Tanzania's main opposition party, the Civic United Front (CUF), has asked the United Nations secretary-general to intervene in the country's general elections slated for next year, local press reported Thursday.
Eight CUF parliamentarians led by their leader in the parliament, Wilfred Lwakatare, on Wednesday delivered a letter to Dar es Salaam-based United Nations Development Program office. Theletter is to be forwarded to Kofi Annan, local newspaper The Guardian said.
The CUF letter asked the UN secretary-general to intervene in the election process especially in Zanzibar to ensure that elections are held in a free and fair environment.
The letter also complained about delays of reforms agreed upon in 2001 between CUF and the ruling Chama Cha Mapinduzi (party of the revolutionary).

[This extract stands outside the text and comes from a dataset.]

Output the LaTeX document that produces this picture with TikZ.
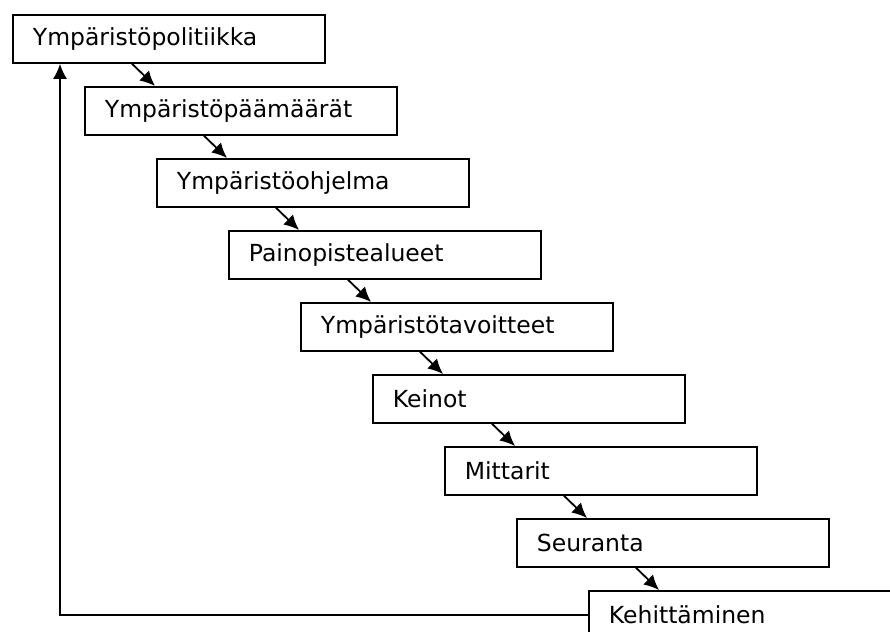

The reforms should have been implemented in such fields as jurisdiction, police, other state organs, publicly-owned media institutions, and the Zanzibar Electoral Commission, the letter was quoted as saying.
The letter cited as an example of such delays the postponement of voters registration on Zanzibar. The registration, to be part of Tanzania's Permanent National Voters Register scheme, has been postponed from now to two months later due to renovation works of the Zanzibar Electoral Commission's offices on the Indian Ocean island.
Multiparty politics was introduced in the country in 1992 whileone-party rule ended in 1995 with the country's first general elections in which the Chama Cha Mapinduzi (CCM) won 85 percent of the ballots. CCM won again in the 2000 general elections among a dozen political groups.
Zanzibar, an Indian Ocean archipelago, joins Tanganyika on April 26, 1964 to form the United Republic of Tanzania. The island elects its own president and legislature.